The Ekiti State governor, Dr. Kayode Fayemi, recently raised issues on the fiscal and financial management of the nation’s resources, drawing attention to the growing depletion of funds in the Federation Account. Fayemi lamented on the floor of the Ekiti State House of Assembly that the development has created huge financial burdens for state governments. He also critiqued the fiscal propriety of certain deductions being made from oil earnings before the balance is remitted into the Federation Account. The governor stated that about N4.92 trillion had not been remitted into the Federation Account in three years, imploring the Supreme Court to expedite actions on all pending cases bordering on such illegal deductions.
The Federation Account remittance question has been a vexatious issue between the federal and state governments. There have been lingering contestations on revenue sharing between these two tiers of government. The resultant politics of revenue sharing has fostered continuous struggles on which tier of government should appropriate a greater share of the nation’s resources. Indeed, the federating units are critical of the concentration of resources at the centre, which is the case presently. The component units insist on the devolution of greater responsibilities and resources to them with a view to evolving a balanced federation. Critics also argue that the concentration of responsibilities and resources at the centre has led to the erosion of coordinate status and relationship between the FG and the federating units. The de-federalizing impact has made the federating units as somewhat subordinates to the centre.
The 1981 case between the defunct Bendel State Government and Alhaji Shehu Shagari-led Federal Government was occasioned by a dispute on revenue allocation formula. Till date, the contentious nature of revenue sharing in the land has not abated. It has continued to undermine inter-government relations. The recent Governor Babatunde Fashola’s criticism of one per cent deduction from monthly statutory allocation to Lagos State equally underscores the contentious nature of revenue sharing in the country. Fashola had threatened to sue the FG on the deduction. Yet the concept of Federation Account, we dare say, is an anathema in a federal state. The federating units ought to control their resources and pay royalties to the centre as was the experience in the First Republic until the military turned the nation into a unitary state after the first 1966 coup.
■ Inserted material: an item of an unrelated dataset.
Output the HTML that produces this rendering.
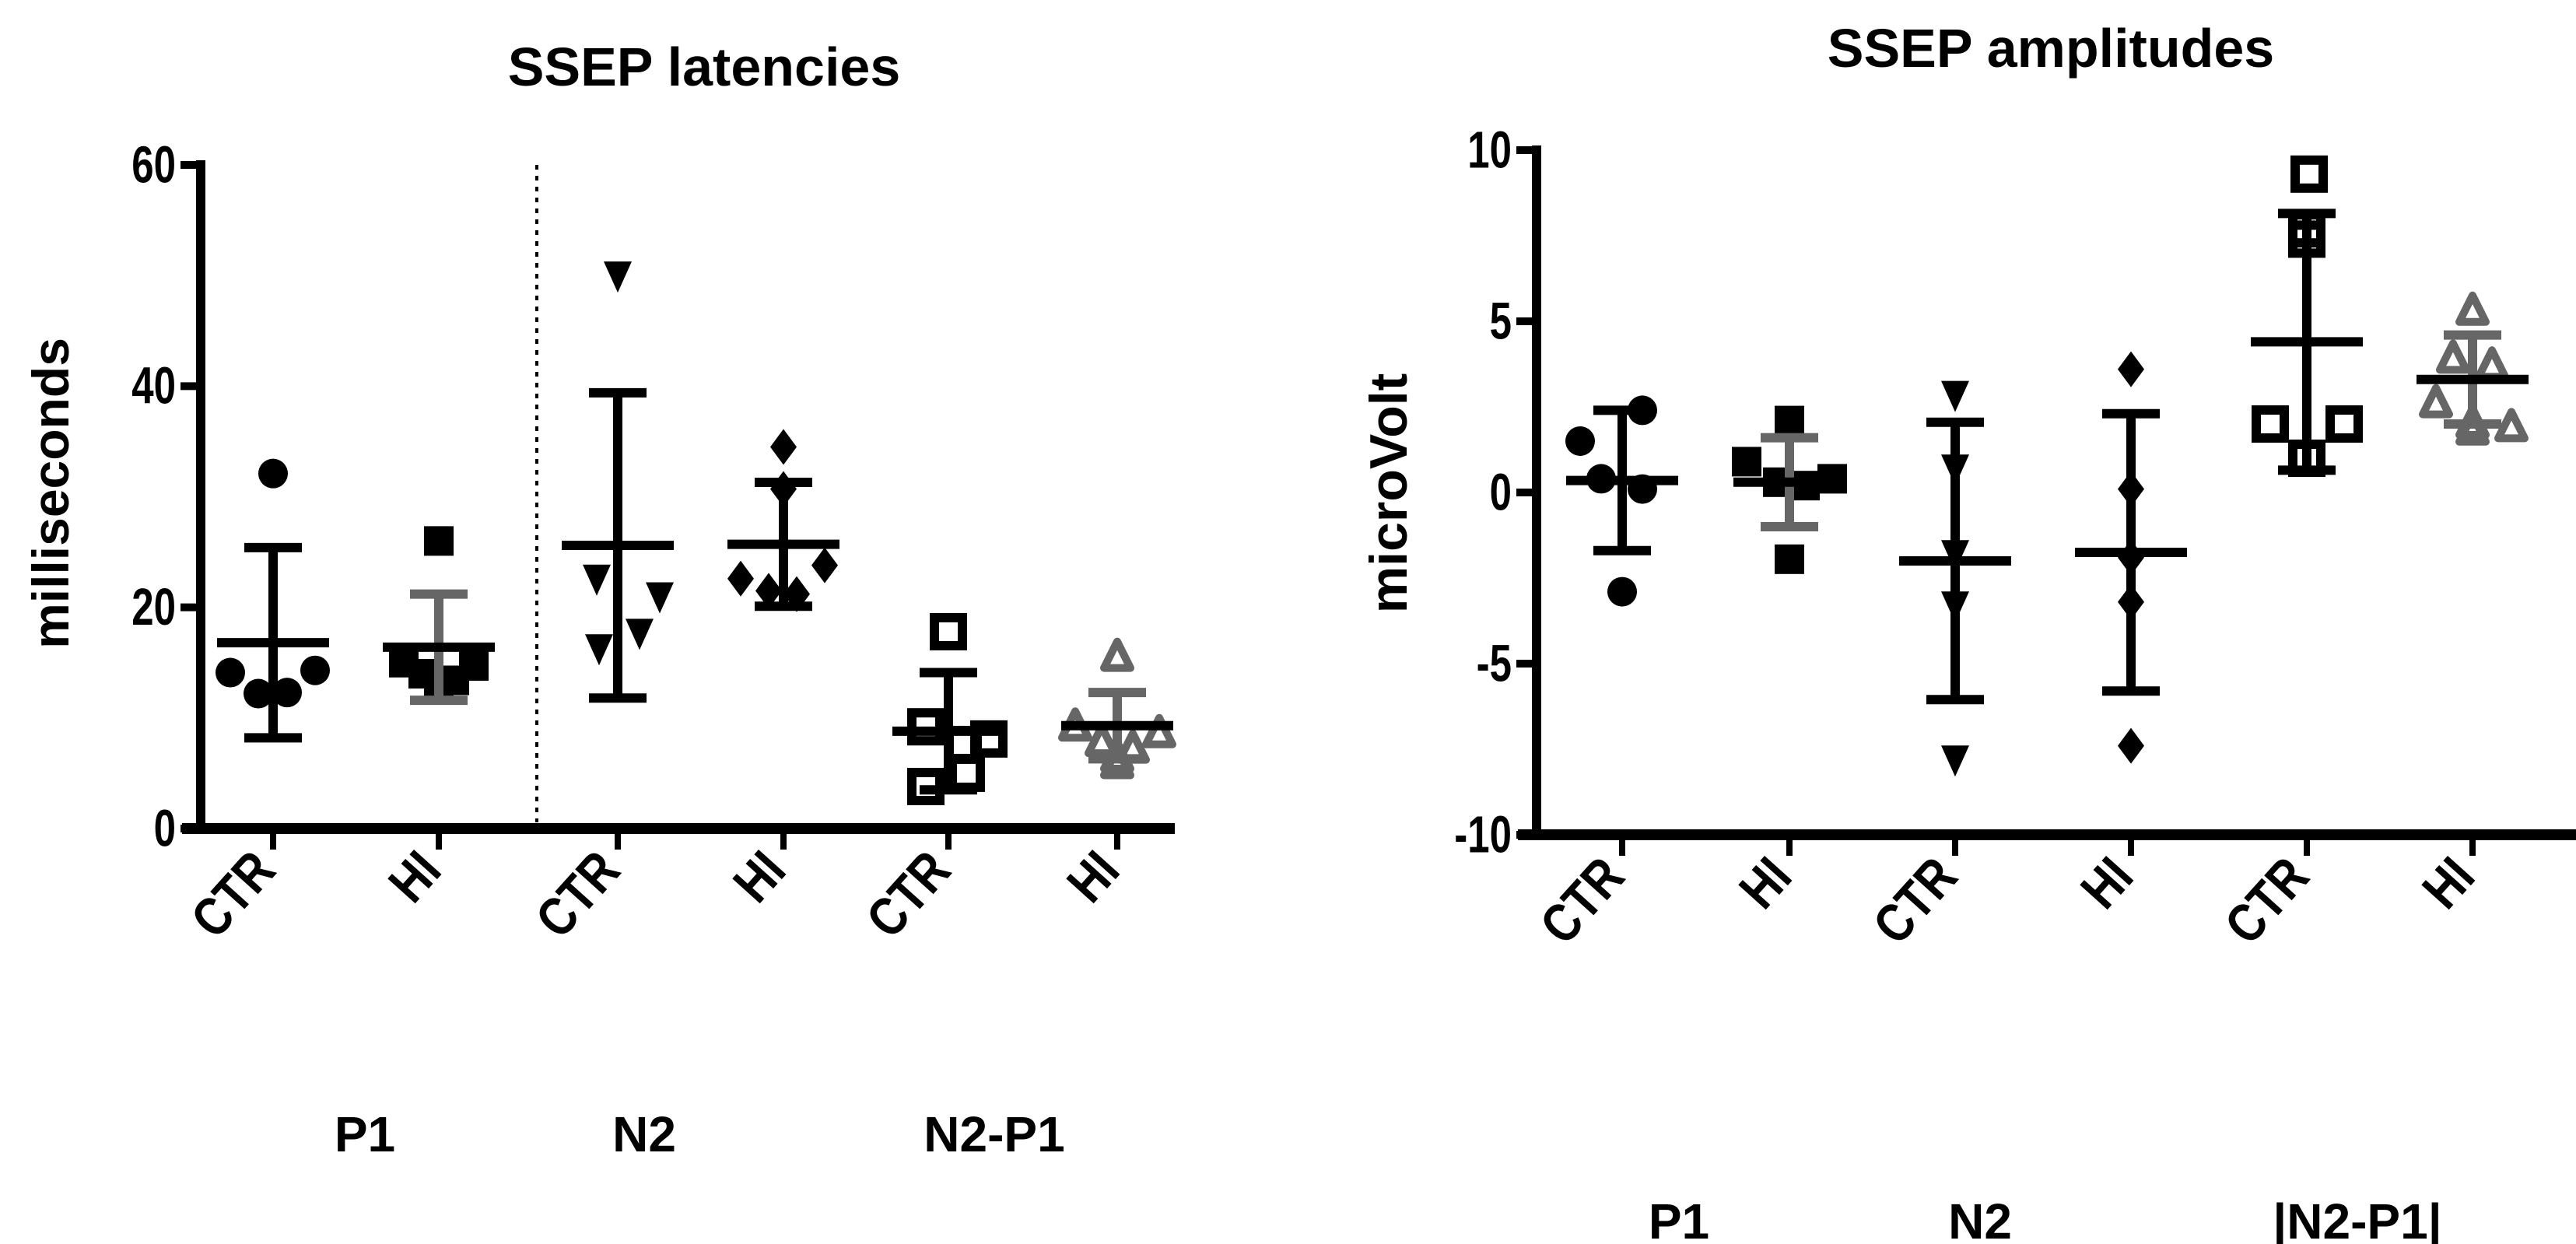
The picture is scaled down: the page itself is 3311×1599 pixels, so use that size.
<!DOCTYPE html>
<html><head><meta charset="utf-8"><style>
html,body{margin:0;padding:0;background:#fff}
svg{display:block}
text{font-family:"Liberation Sans",Arial,sans-serif;font-weight:bold;fill:#000}
</style></head><body>
<svg id="chart" width="3311" height="1599" viewBox="0 0 3311 1599" xmlns="http://www.w3.org/2000/svg">
<g id="left"></g>
<g id="right"></g>
</svg>
<script>
// ---- Latency data (ms) ----
const latCategories = ["CTR","HI","CTR","HI","CTR","HI"];
const latGroups = ["P1","N2","N2-P1"];
const latTicks = [0,20,40,60];
const latCTRP1 = [32.1,14.1,14.3,12.2,12.3];
const latHIP1 = [26,15,14.7,14,13.4,12.8];
const latCTRN2 = [50,22.6,21,17.7,16.3];
const latHIN2 = [34.5,30.7,23.8,22.6,21.5,21.2];
const latCTRNP = [17.8,9.2,8.1,7.6,5,3.8];
const latHINP = [15.5,9.2,8.6,7.8,7.2,6.4,5.8];
const latMeans = [16.8,16.4,25.6,25.7,8.8,9.3];
const latSDs = [8.6,4.8,13.8,5.6,5.3,3.0];
// ---- Amplitude data (microVolt) ----
const ampCategories = ["CTR","HI","CTR","HI","CTR","HI"];
const ampGroups = ["P1","N2","|N2-P1|"];
const ampTicks = [-10,-5,0,5,10];
const ampCTRP1 = [2.4,1.5,0.4,0.1,-2.9];
const ampHIP1 = [2.1,0.9,0.4,0.3,0.2,-1.95];
const ampCTRN2 = [2.85,0.7,-1.8,-3.3,-7.8];
const ampHIN2 = [3.6,0.1,-1.9,-3.2,-7.4];
const ampCTRNP = [9.3,7.4,7.7,2.0,2.0,1.0];
const ampHINP = [5.3,3.9,3.7,2.6,2.0,1.9,1.8];
const ampMeans = [0.35,0.3,-2.0,-1.75,4.4,3.3];
const ampSDs = [2.05,1.3,4.05,4.05,3.75,1.3];

const NS="http://www.w3.org/2000/svg";
function mk(parent,tag,attrs,txt){const e=document.createElementNS(NS,tag);for(const k in attrs)e.setAttribute(k,attrs[k]);if(txt!==undefined)e.textContent=txt;parent.appendChild(e);return e;}
const GRAY="#666";

function marker(g,type,x,y){
  let e;
  if(type==="circle"){e=mk(g,"circle",{cx:x,cy:y,r:19,fill:"#000"});}
  else if(type==="square"){e=mk(g,"rect",{x:x-19,y:y-19,width:38,height:38,fill:"#000"});}
  else if(type==="tri"){e=mk(g,"polygon",{points:`${x-18},${y-18} ${x+18},${y-18} ${x},${y+22}`,fill:"#000"});}
  else if(type==="diamond"){e=mk(g,"polygon",{points:`${x},${y-23} ${x+17},${y} ${x},${y+23} ${x-17},${y}`,fill:"#000"});}
  else if(type==="osquare"){e=mk(g,"rect",{x:x-18,y:y-18,width:36,height:36,fill:"none",stroke:"#000","stroke-width":12});}
  else if(type==="otri"){e=mk(g,"polygon",{points:`${x},${y-20} ${x+17},${y+14} ${x-17},${y+14}`,fill:"none",stroke:GRAY,"stroke-width":10,"stroke-linejoin":"round"});}
  
  
}

function drawChart(cfg){
  const g=document.getElementById(cfg.id);
  const y=v=>cfg.y0-(v-cfg.min)*(cfg.y0-cfg.y1)/(cfg.max-cfg.min);
  const t=mk(g,"text",{x:cfg.titleX,y:cfg.titleY,"font-size":70,"text-anchor":"middle"},cfg.title);
  
  const yt=mk(g,"text",{x:0,y:0,"font-size":cfg.ytSize,"text-anchor":"middle",transform:`translate(${cfg.ytX},${cfg.ytY}) rotate(-90)`},cfg.ytitle);
  
  const ya=mk(g,"line",{x1:cfg.ax,y1:cfg.y1-6,x2:cfg.ax,y2:cfg.y0+6,stroke:"#000","stroke-width":12});
  
  const xa=mk(g,"line",{x1:cfg.ax-24,y1:cfg.y0,x2:cfg.axEnd,y2:cfg.y0,stroke:"#000","stroke-width":14});
  
  cfg.ticks.forEach(v=>{
    const l=mk(g,"line",{x1:cfg.ax-26,y1:y(v),x2:cfg.ax,y2:y(v),stroke:"#000","stroke-width":10});
    
    const tx=cfg.ax-32, ty=y(v);
    const tl=mk(g,"text",{x:0,y:20,"font-size":60,"text-anchor":"end",transform:`translate(${tx},${ty}) scale(0.85,1.12)`},String(v));
    
  });
  cfg.cats.forEach((c,i)=>{
    const x=cfg.xs[i];
    const l=mk(g,"line",{x1:x,y1:cfg.y0,x2:x,y2:cfg.y0+27,stroke:"#000","stroke-width":8});
    
    const tl=mk(g,"text",{x:0,y:0,"font-size":66,"text-anchor":"end",transform:`translate(${x+6},${cfg.y0+56}) rotate(-48) scale(0.88,1.05)`},c);
    
  });
  cfg.groups.forEach((gn,i)=>{
    const tl=mk(g,"text",{x:cfg.groupX[i],y:cfg.groupY,"font-size":64,"text-anchor":"middle"},gn);
    
  });
  if(cfg.divider){
    const d=mk(g,"line",{x1:cfg.divider,y1:cfg.y1,x2:cfg.divider,y2:cfg.y0-8,stroke:"#000","stroke-width":4,"stroke-dasharray":"6 8"});
    
  }
  cfg.series.forEach((s,i)=>{
    const sg=mk(g,"g",{});
    
    
    const x=cfg.xs[i];
    s.vals.forEach((v,j)=>marker(sg,s.type,x+(s.jit[j]||0),y(v)));
    const m=cfg.means[i],sd=cfg.sds[i];
    const eb=mk(sg,"path",{d:`M${x},${y(m+sd)}V${y(m-sd)}M${x-37},${y(m+sd)}H${x+37}M${x-37},${y(m-sd)}H${x+37}`,stroke:s.sdCol,"stroke-width":12,fill:"none"});
    
    const ml=mk(sg,"line",{x1:x-72,y1:y(m),x2:x+72,y2:y(m),stroke:"#000","stroke-width":12});
    
  });
}

drawChart({id:"left",title:"SSEP latencies",titleX:905,titleY:110,ytitle:"milliseconds",ytX:88,ytY:634,ytSize:66,
  ax:258,axEnd:1510,y0:1065,y1:212,min:0,max:60,ticks:latTicks,cats:latCategories,groups:latGroups,
  xs:[351,564,794,1007,1219,1436],groupX:[469,828,1278],groupY:1480,divider:690,
  means:latMeans,sds:latSDs,
  series:[
    {vals:latCTRP1,type:"circle",jit:[0,-55,54,-19,18],sdCol:"#000"},
    {vals:latHIP1,type:"square",jit:[0,-45,45,-20,20,0],sdCol:GRAY},
    {vals:latCTRN2,type:"tri",jit:[0,-27,54,28,-24],sdCol:"#000"},
    {vals:latHIN2,type:"diamond",jit:[0,0,53,-55,-19,17],sdCol:"#000"},
    {vals:latCTRNP,type:"osquare",jit:[0,-29,52,19,23,-29],sdCol:"#000"},
    {vals:latHINP,type:"otri",jit:[0,-54,54,-20,20,0,0],sdCol:GRAY}
  ]});
drawChart({id:"right",title:"SSEP amplitudes",titleX:2636,titleY:86,ytitle:"microVolt",ytX:1808,ytY:634,ytSize:68,
  ax:1975,axEnd:3311,y0:1073,y1:193,min:-10,max:10,ticks:ampTicks,cats:ampCategories,groups:ampGroups,
  xs:[2085,2300,2513,2739,2965,3178],groupX:[2158,2545,3030],groupY:1592,divider:null,
  means:ampMeans,sds:ampSDs,
  series:[
    {vals:ampCTRP1,type:"circle",jit:[26,-54,-27,26,0],sdCol:"#000"},
    {vals:ampHIP1,type:"square",jit:[0,-55,55,-15,20,0],sdCol:GRAY},
    {vals:ampCTRN2,type:"tri",jit:[0,0,0,0,0],sdCol:"#000"},
    {vals:ampHIN2,type:"diamond",jit:[0,0,0,0,0],sdCol:"#000"},
    {vals:ampCTRNP,type:"osquare",jit:[3,0,0,-47,48,0],sdCol:"#000"},
    {vals:ampHINP,type:"otri",jit:[0,-25,25,-47,0,50,0],sdCol:GRAY}
  ]});
</script>
</body></html>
The management of the Federation Account by the centre gives it leverage to alter the balance in its favour. The foregoing also strongly suggests government’s emphasis on revenue sharing as opposed to revenue mobilization. Crude oil, which is the mainstay of Nigeria’s economy, is a dwindling resource. It is subject to price fluctuations as well. Therefore, it has become absolutely necessary to diversify the nation’s economy, develop alternative revenue sources and foster autonomous federating units. The federal system in Nigeria will not be enhanced through the heavy dependence of federating units on the centre. The huge resources at the federal level have created a somewhat unitary system and perversion of federal principles in the country.
Indeed, the crisis is occasioned by revenue sharing points at the federalist hypocrisy in Nigeria. More specifically, the imbalance in federal fiscal relations has often heightened centrifugal forces that undermine the country’s stability. Consequently, the forthcoming national conference on the national question should address the distortions in fiscal relations in the country. It is imperative to reduce the constitutional responsibilities of the FG, and a concomitant reduction in its share of the nation’s revenue. The federating units are the building blocks in a federal state. They should earn more resources for development. The absence of growth or development in the federating units is worrisome; and might eventually occasion their demise.
It is important to re-federalize the polity in a sense that balances the federal system, engender coordinate relations between the centre and units and reverse the de-federalizing tendencies in the polity. We are firmly on the side of the re- structuring of the country’s federal architecture and the re-cultivation of federal principles. Efficiently managing the country’s oil wealth is very crucial in order to develop fiscal buffers that can withstand external shocks. Again, it is high time the relevant authorities arrested the vulnerability of Nigeria’s oilbased economy to price shocks and fluctuations that undermine economic planning and development, through the diversification of the country’s income sources.